Lack of Medicaid expansion results in high number of excessive deaths in Texas
A recent study finds that there have been a total of 730 excessive deaths in Texas as a result of a lack of Medicaid expansion.
A new University of Michigan study on the correlation between statewide mortality rates and the expansion of Medicaid coverage reports that the expansion of the ACA has saved lives in some states. The report looks at individual states to determine the impact Medicaid expansion, or lack thereof, and reports the number of deaths averted, or the number of annual excessive deaths.
“The study on the relationship between Medicaid enrollment and mortality finds a 0.13 percentage point decline in annual mortality, a 9.3% reduction over the sample mean, associated with Medicaid expansion. The effect is driven by a reduction in disease-related deaths and grows over time,” the report finds.
In 2014 when the ACA expanded eligibility to all families up to 138% FPL, 29 states chose to expand coverage over the next couple of years. Texas, among 16 other states chose not to expand Medicaid coverage and has yet to do so.
Overall, the study suggests that 15,600 lives have been saved nationwide as a result of the expansion of Medicaid.

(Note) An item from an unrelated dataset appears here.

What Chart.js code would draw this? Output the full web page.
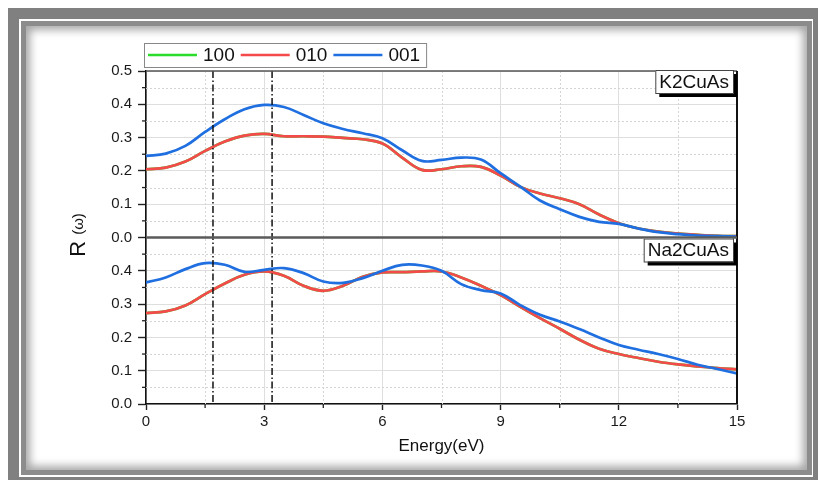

The study suggests that the number of lives saved is due to the fact that expansion of Medicaid increased utilization of health care services overall, including a number of early detection services. In Texas, however, 730 have been lost as a result of lack of expansion in the state.
Texas is the most uninsured state in the nation. 4.5 millions Texans do not have any form of health insurance, and more than 600,000 of those are children.
California, Ohio and Illinois have the highest number of deaths averted as a result of expansion, while Texas, Florida and North Carolina have some of the highest rates of excessive deaths from lack of expansion.